Tumbletee, no good advice but its difficult when this happens I know x

Vagchange · 02/05/2019 12:27

Try not to mistake her fear at your inappropriate gaze, for lust.

Tumbletee · 02/05/2019 12:34

Yes I know it would be horrible to end our marriage/disrupt our family life etc, but changing nurserys won't stop that happening if I'm coming to the realisation heterosexual married life isn't what I want! This is what I'm trying to figure out, what these feelings mean, I genuinely don't think I can stay with my dh when I feel like this. People split up/marriages breakdown/families live separately all the time, I'm not saying it's ideal, but it's not that unusual is it?! All the time on here I see people saying it's worse for the children to stay in an unhappy relationship than split up.
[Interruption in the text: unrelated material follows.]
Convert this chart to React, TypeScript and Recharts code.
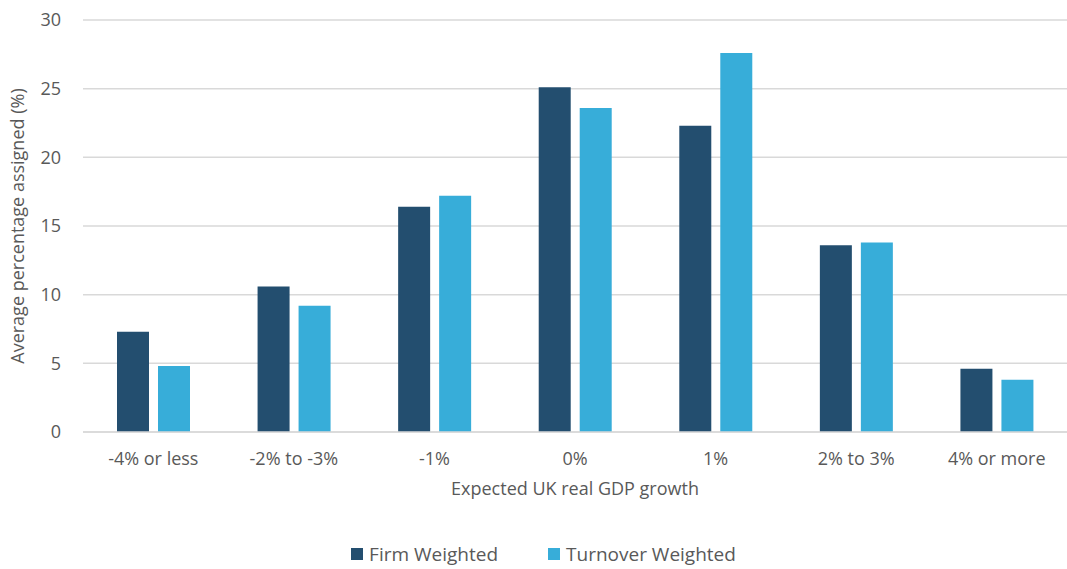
import { BarChart, Bar, XAxis, YAxis, CartesianGrid, Legend } from 'recharts';

const categories = ['-4% or less', '-2% to -3%', '-1%', '0%', '1%', '2% to 3%', '4% or more'];
const firmWeighted = [7.3, 10.6, 16.4, 25.1, 22.3, 13.6, 4.6];
const turnoverWeighted = [4.8, 9.2, 17.2, 23.6, 27.6, 13.8, 3.8];
const yTicks = [0, 5, 10, 15, 20, 25, 30];

const DARK = '#234E6F';
const LIGHT = '#37ADD9';
const TEXT = '#595959';
const FONT = '"Open Sans", sans-serif';

const chartData = categories.map((name, i) => ({
  name,
  firm: firmWeighted[i],
  turnover: turnoverWeighted[i],
}));

function LegendContent() {
  const items = [
    { label: 'Firm Weighted', color: DARK },
    { label: 'Turnover Weighted', color: LIGHT },
  ];
  return (
    <div style={{ display: 'flex', justifyContent: 'center', gap: 50, marginTop: 30, paddingLeft: 20, fontFamily: FONT, fontSize: 19, lineHeight: '24px', color: TEXT }}>
      {items.map(item => (
        <div key={item.label} style={{ display: 'flex', alignItems: 'center' }}>
          <span style={{ width: 12, height: 12, background: item.color, display: 'inline-block', marginRight: 6 }} />
          <span>{item.label}</span>
        </div>
      ))}
    </div>
  );
}

export default function App() {
  return (
    <div style={{ position: 'absolute', left: 0, top: 0, background: '#fff' }}>
      <BarChart
        width={1067}
        height={569}
        data={chartData}
        margin={{ top: 20, right: 0, left: 0, bottom: 0 }}
        barSize={32}
        barGap={9}
      >
        <CartesianGrid vertical={false} stroke="#D9D9D9" strokeWidth={1.5} />
        <XAxis
          dataKey="name"
          height={80}
          tickLine={false}
          axisLine={{ stroke: '#D9D9D9', strokeWidth: 1.5 }}
          tick={{ fill: TEXT, fontSize: 18, fontFamily: FONT }}
          tickMargin={14}
          interval={0}
          label={{ value: 'Expected UK real GDP growth', position: 'insideTop', offset: 50, fill: TEXT, fontSize: 18, fontFamily: FONT }}
        />
        <YAxis
          width={83}
          domain={[0, 30]}
          ticks={yTicks}
          tickLine={false}
          axisLine={false}
          tick={{ fill: TEXT, fontSize: 18, fontFamily: FONT }}
          tickMargin={16}
          label={{ value: 'Average percentage assigned (%)', angle: -90, position: 'insideLeft', offset: 18, style: { textAnchor: 'middle' }, fill: TEXT, fontSize: 18, fontFamily: FONT }}
        />
        <Legend verticalAlign="bottom" content={<LegendContent />} wrapperStyle={{ height: 57 }} />
        <Bar dataKey="firm" name="Firm Weighted" fill={DARK} isAnimationActive={false} />
        <Bar dataKey="turnover" name="Turnover Weighted" fill={LIGHT} isAnimationActive={false} />
      </BarChart>
    </div>
  );
}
And I'm not saying I'm unhappy at the moment, but I think I'm going to end up that way by not figuring out why I feel the way I do. I have been distant from dh lately too because of all this, and he's picked up on that... He thinks I'm stressed because of juggling work/kids and has been overly supportive, telling me to quit my job if I'm not happy, as he earns enough to support us all, helping out as much as possible with the kids, telling me to go out for evening to have a break etc, he's so lovely which makes this even harder. It will be devastating for our whole family, I know that. But I can't live in denial.